Между тем уже с 1949 года Лина Ивановна находилась в пермском инвалидном лагере в Абези, куда угодила после изнурительных допросов в Лефортовской тюрьме (в заявлении на имя Генерального прокурора СССР она сообщает, что пробыла в Лефортове девять месяцев после ареста; по сведениям «Мемориала» и Воркутинского архива МВД Республики Коми, Лина Прокофьева прибыла в Абезь в начале августа 1949-го). Каторжной работы там от заключённых не требовалось, но лагерь находился за полярным кругом, и даже простое самообслуживание покалеченных людей администрация сумела превратить в каторгу. Их заставляли выполнять обременительную и бессмысленную работу — вроде охраны отхожих ям или перетаскивания тяжёлых предметов с места на место на лютом морозе. Система, нацеленная на уничтожение, должна была и дальше уничтожать даже физически сломленных. В лагере этом Лине Прокофьевой часто встречались знакомые. Как правило, люди в возрасте. Так, в лагерь в Абези попал арестованный в Литве тесть Сувчинского и брат великой балерины Тамары Карсавиной философ Лев Карсавин, которого Прокофьевы не видели с конца 1920-х годов, когда тот жил ещё во Франции.

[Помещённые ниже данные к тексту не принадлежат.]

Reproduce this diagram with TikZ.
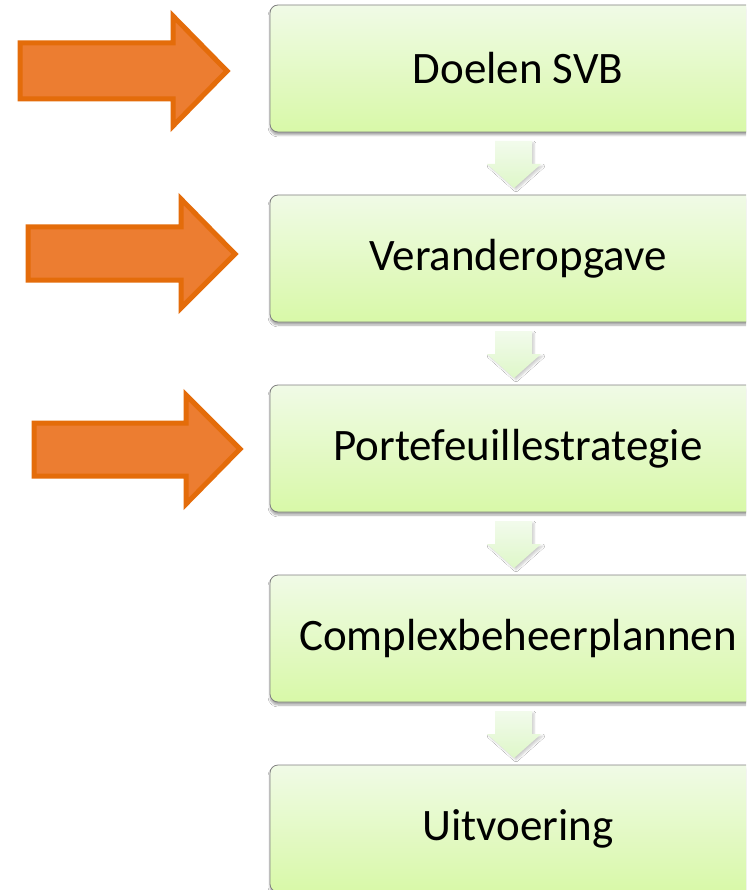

Даже находясь в лагере, Лина продолжала неотступно думать и в тех немногих письмах к детям, что ей дозволялись, волноваться о Прокофьеве. Он оставался центром её существования, тем, что позволяло воспринимать произошедшее как дурной сон. О её неизменных — вопреки всему — чувствах свидетельствуют строки из письма к сыну Святославу от 31 октября 1949 года: «Папина болезнь меня очень огорчила, правда, я это почему-то предчувствовала, часто видела его во сне, слышала его голос и т. д. — должно быть, он тоже меня вспоминал. Крепко его обними от меня, дай Бог, чтобы он вовремя успел дооркестровать «Каменный цветок» для Большого театра, но только не переутомился бы, чтобы не было ухудшения, ведь пережитое им не шутка».

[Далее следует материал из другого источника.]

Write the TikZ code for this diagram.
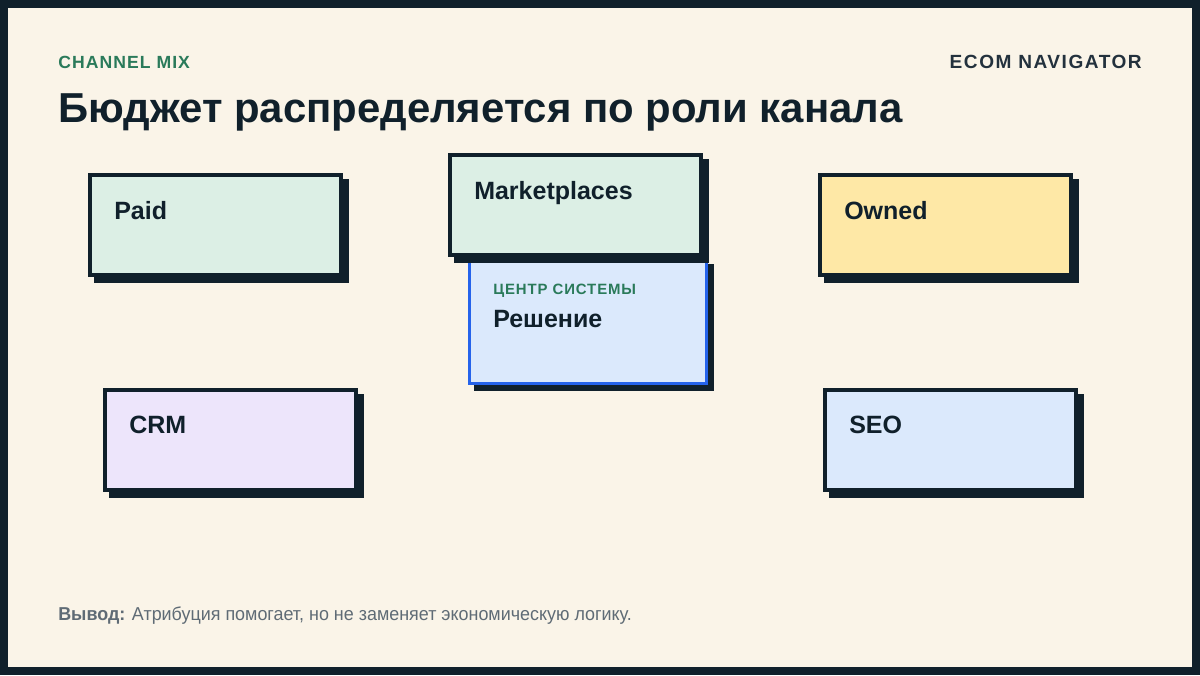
\documentclass[tikz,border=0pt]{standalone}
\usepackage{fontspec}
\setmainfont{Liberation Sans}
\definecolor{dark}{HTML}{10202B}
\definecolor{bgc}{HTML}{FAF4E8}
\definecolor{mint}{HTML}{DCEFE5}
\definecolor{yel}{HTML}{FEE8A6}
\definecolor{lav}{HTML}{EDE5FB}
\definecolor{lblue}{HTML}{DBE9FC}
\definecolor{bblue}{HTML}{2563EB}
\definecolor{grn}{HTML}{2A7A5A}
\definecolor{gry}{HTML}{5F6B75}
\definecolor{navy}{HTML}{23313D}
\tikzset{
  card/.style={draw=dark, line width=3pt, rectangle, inner sep=0pt, anchor=north west,
    minimum width=188.25pt, minimum height=75pt},
  shadowbox/.style={fill=dark, draw=none, rectangle, inner sep=0pt, outer sep=0pt, anchor=north west,
    minimum width=191.25pt, minimum height=78pt},
  lbl/.style={anchor=base west, inner sep=0pt, font=\fontsize{18.75pt}{22pt}\selectfont\bfseries, text=dark},
  kicker/.style={anchor=base west, inner sep=0pt, text=grn,
    font=\fontsize{13.2pt}{16pt}\selectfont\bfseries\addfontfeature{LetterSpace=6}},
}
\begin{document}
\begin{tikzpicture}[x=0.75pt,y=-0.75pt]
\useasboundingbox (0,0) rectangle (1200,675);
\fill[dark] (0,0) rectangle (1200,675);
\fill[bgc] (8,8) rectangle (1192,667);

% header
\node[kicker] (kick) at (58,68) {CHANNEL MIX};
\node[anchor=base east, inner sep=0pt, text=navy,
  font=\fontsize{14.3pt}{16pt}\selectfont\bfseries\addfontfeature{LetterSpace=8}] (brand) at (1142,68) {ECOM NAVIGATOR};
\node[anchor=base west, inner sep=0pt, text=dark,
  font=\fontsize{31.4pt}{36pt}\selectfont\bfseries] (title) at (58,122) {Бюджет распределяется по роли канала};

% Paid
\node[shadowbox] (paidsh) at (94,179) {};
\node[card, fill=mint] (paid) at (88,173) {};
\node[lbl] (paidt) at (114,219) {Paid};

% Owned
\node[shadowbox] (ownedsh) at (824,179) {};
\node[card, fill=yel] (owned) at (818,173) {};
\node[lbl] (ownedt) at (844,219) {Owned};

% CRM
\node[shadowbox] (crmsh) at (109,394) {};
\node[card, fill=lav] (crm) at (103,388) {};
\node[lbl] (crmt) at (129,433) {CRM};

% SEO
\node[shadowbox] (seosh) at (829,394) {};
\node[card, fill=lblue] (seo) at (823,388) {};
\node[lbl] (seot) at (849,433) {SEO};

% Center (decision)
\node[fill=dark, draw=none, rectangle, inner sep=0pt, outer sep=0pt, anchor=north west,
  minimum width=180pt, minimum height=95.25pt] (decsh) at (474,264) {};
\node[draw=bblue, line width=2.25pt, fill=lblue, rectangle, inner sep=0pt, outer sep=0pt, anchor=north west,
  minimum width=177.75pt, minimum height=94.5pt] (dec) at (469.5,257.5) {};
\node[kicker, font=\fontsize{11.2pt}{14pt}\selectfont\bfseries\addfontfeature{LetterSpace=6}] (deck) at (493,294) {ЦЕНТР СИСТЕМЫ};
\node[lbl] (dect) at (493,327) {Решение};

% Marketplaces
\node[shadowbox] (mktsh) at (454,159) {};
\node[card, fill=mint] (mkt) at (448,153) {};
\node[lbl] (mktt) at (474,199) {Marketplaces};

% footer
\node[anchor=base west, inner sep=0pt, text=gry, font=\fontsize{14pt}{17pt}\selectfont\addfontfeature{FakeStretch=0.96}] (foot) at (58,620)
  {\textbf{Вывод:} Атрибуция помогает, но не заменяет экономическую логику.};
\end{tikzpicture}
\end{document}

Искры прежнего Прокофьева — с поправкой на необычайную простоту, предельную прозрачность письма и нежность музыки — появляются в замечательной, пусть и длящейся — в музыкальной части — всего 17 минут, сюите для чтецов, хора мальчиков и симфонического оркестра «Зимний костёр», соч. 122, которую Прокофьев написал на слова бывшего соседа по дому на улице Чкалова Самуила Маршака. Это был тот мир, над которым не имели власти никакие болезни и невзгоды, никакое настоящее — мир детства, бывшего у нашего героя счастливым. Именно таким, счастливым, полным радостного удивления и неведомых возможностей, оно должно было быть, несмотря ни на что, и у советских мальчиков — пионеров. А детский характер музыки избавлял композитора от неизбежных придирок неусыпно следящих за его эстетической линией администраторов из Союза композиторов и Комитета по делам искусств. Сюита полна необычайных по красоте и благородству долгих мелодий, которые в конце 1940-х годов мог писать один только Прокофьев. Оркестровка в целом характерно прокофьевская, тонко и ясно выполненная. Есть в сюите и место прежней, навеянной русскими пейзажами лирике — в духе музыки к «Евгению Онегину», задушевно-мечтательных страниц «Войны и мира» и «Золушки» — как, например, в длящемся всего две минуты и оттого, как и вся сюита, кажущемся слишком уж коротким «Зимнем вечере». Сюжет мелодекламационной сюиты вполне классический — путешествие группы школьников на пригородном поезде на природу, удивление перед простыми радостями от природы: снегом за окном, зимним лесом; затем катание («вальс») на льду; разведение ритуального пионерского костра; «пионерский сбор», «зимний вечер» и «походный марш»; и, конечно, возвращение домой. Стихи Маршака, использованные в «Зимнем вечере», хороши особенной чистотой и благородством. Присутствует в них и восходящий к немецким романтикам, к тому же Шуберту, мотив зимнего пути
Но «Зимний костёр» оказался последней вспышкой догоравшего пламени — оттого столь яркой. Говорить просто, благородно и светло о взрослом мире, доставлявшем ему всё большие мучения, Прокофьев больше уже не мог, а говорить иначе он просто бы не выдержал, да и ему больше не позволили бы.